There have been a lot of debate about such cars and the
impact they will create to the society.
If you have been eagerly waiting for the days that you can
sir at the back of your car watching a movie while your car takes the ride, you
may want to pull that break.
A security researcher has found a simple homemade laser
gadget that can easily disrupt automated vehicles.
Self-driving cars such as those perused by Alphabet’s Google X division use lidar-
light radar- as their ‘eyes’, a laser is fired and the light reflected from the
objects it hits is analyzed, measuring the distance between the vehicle and the
obstacles. This helps with path making and collision detection, but the system
can cost tens of thousands dollars. Yet the researcher, Jonathan Petit says
he’s found away to fool them for around $79.

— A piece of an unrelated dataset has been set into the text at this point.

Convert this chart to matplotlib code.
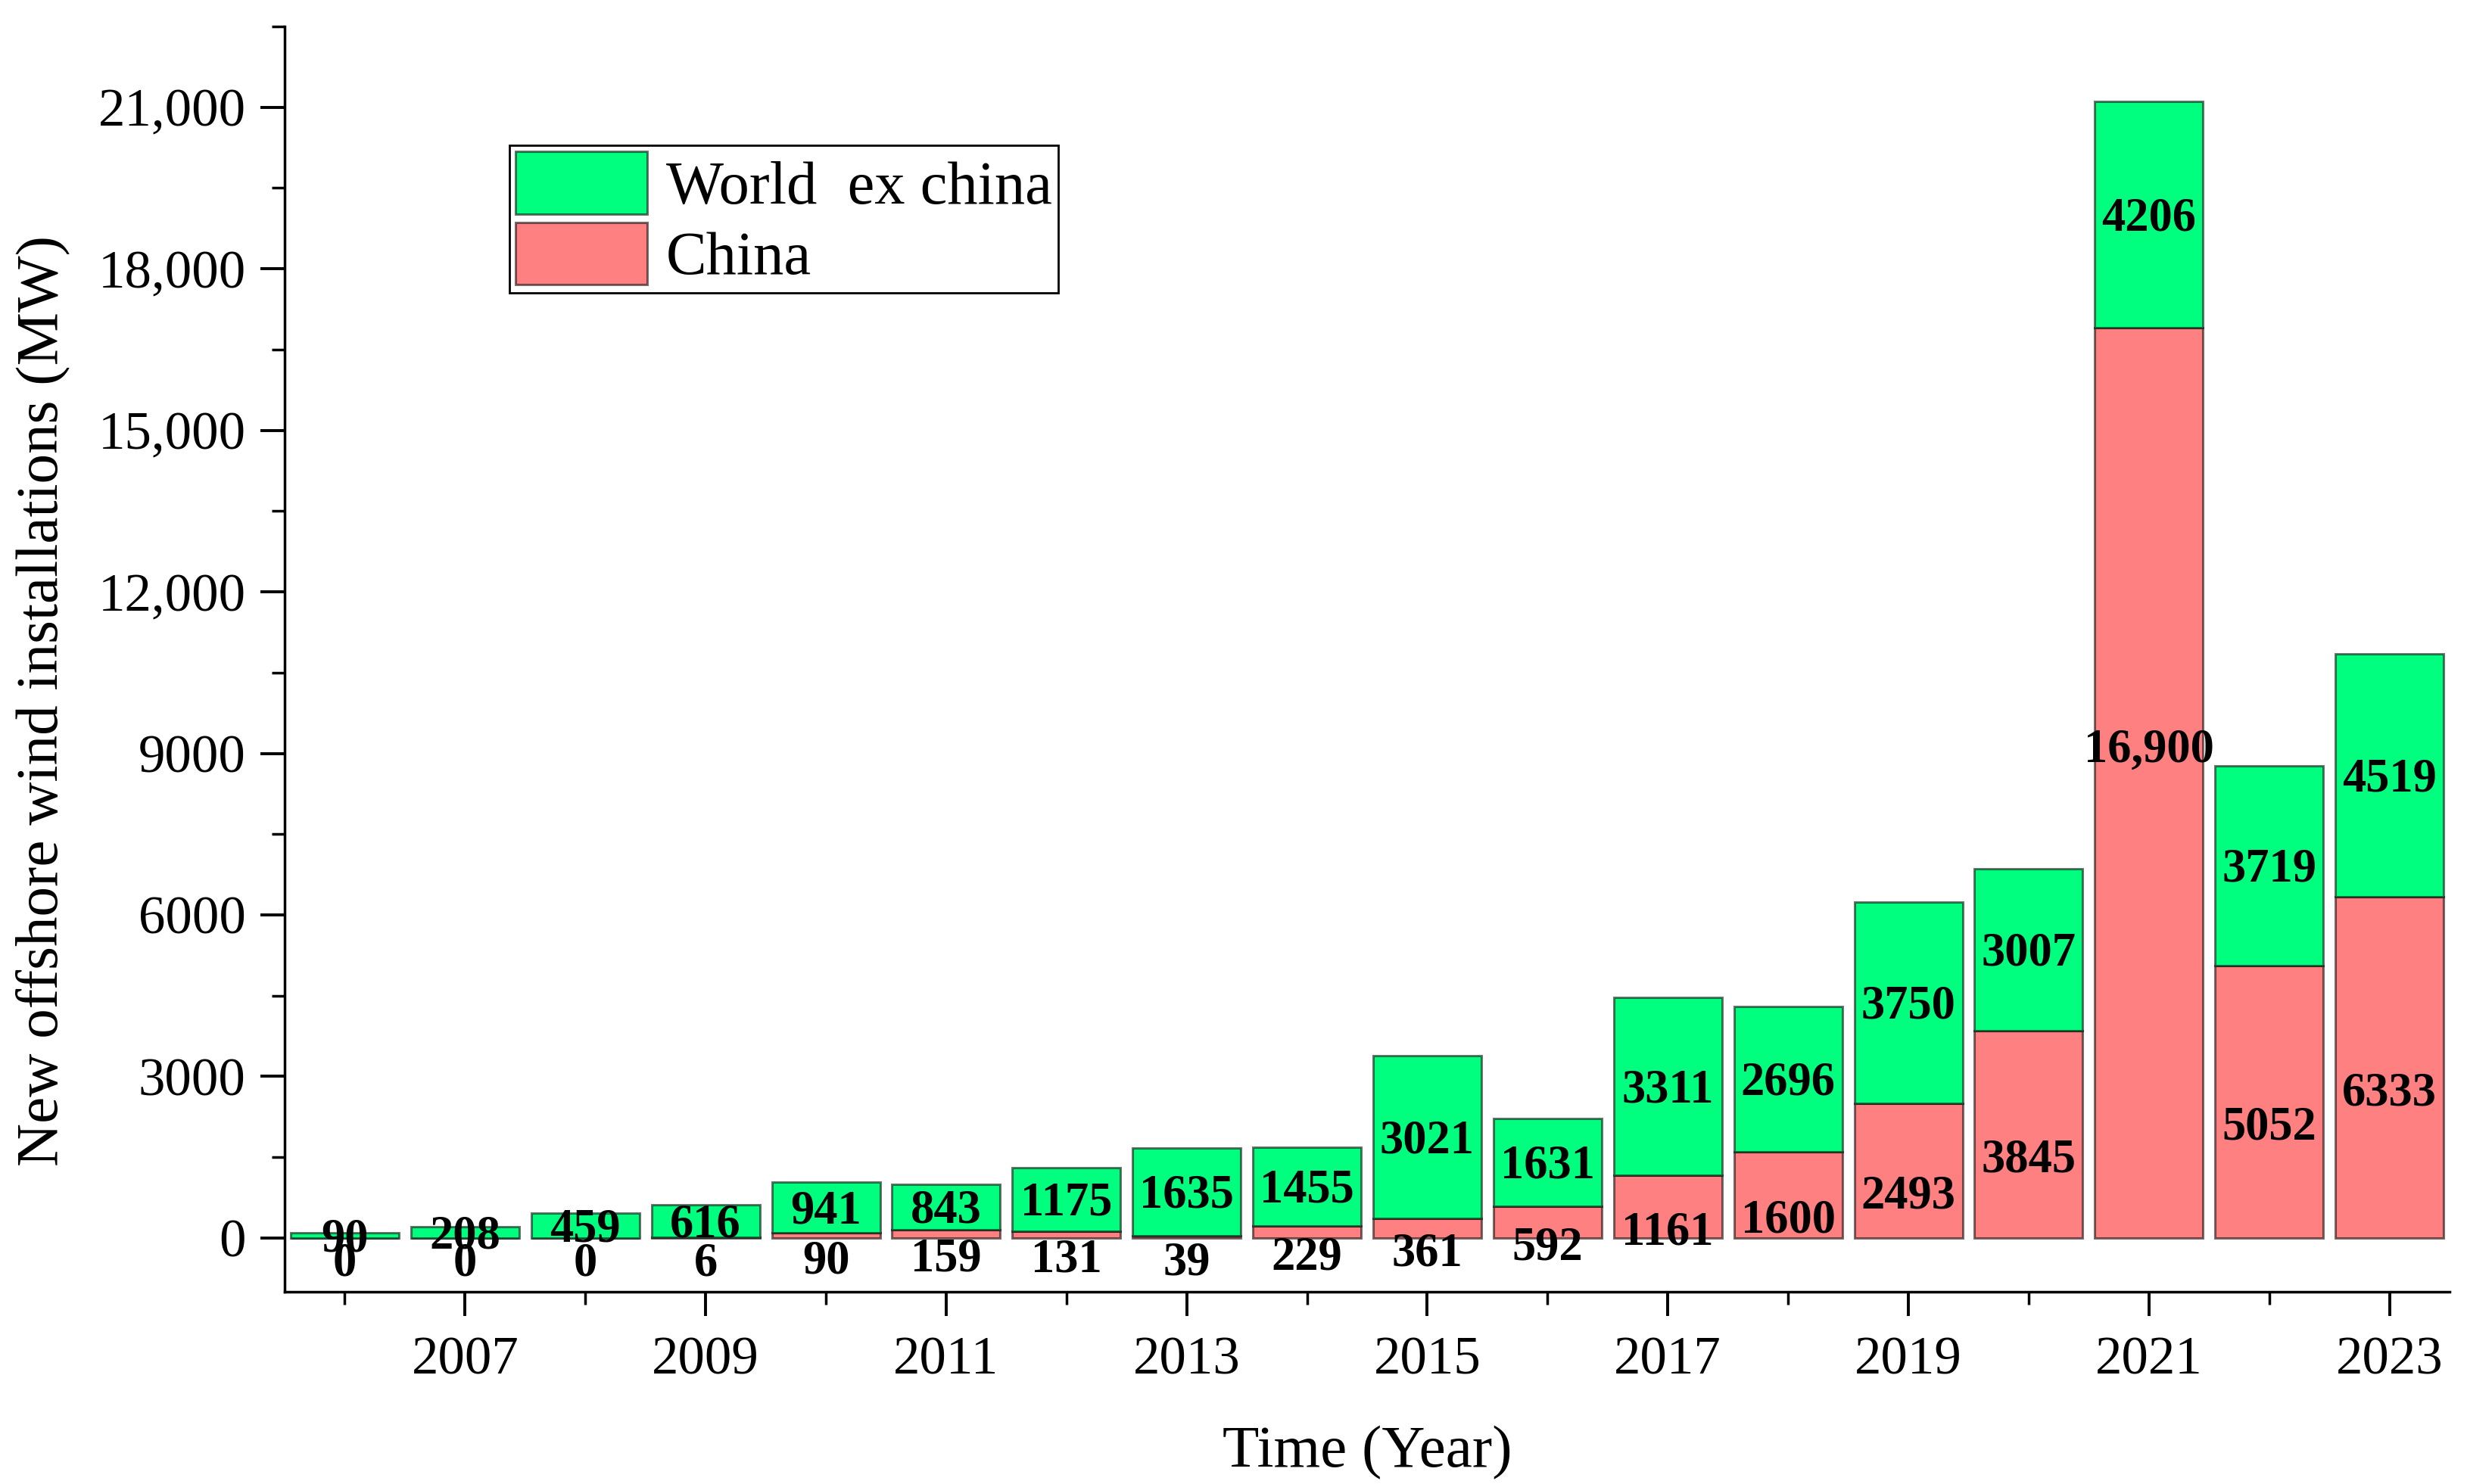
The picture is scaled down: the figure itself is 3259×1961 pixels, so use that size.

Petit, head scientist at software company security
innovation and the former research fellow at the University of Cork, combined a
mass-market laser with a homemade pulse generator into a device capable of
spoofing vehicles. The kitbashed tool creates ghost vehicles that trick the
autonomous vehicle lidar, giving the impression of other cars, walls, or
pedestrians are in the way. The result could vary from slowdown to complete
stoppage.
“I can spoof thousands of objects and basically carry out a
denial of service attack on the tracking system so it’s not able to track real
objects,” Petit said to BBC.
Think making, a pulse generator would be too tricky for the
average hacker? Think again. You can easily do it with Raspberry Pi or an
Arduino said Petit.
Petit will be presenting his work in full at Black Hat
Europe, a security conference taking place in Amsterdam.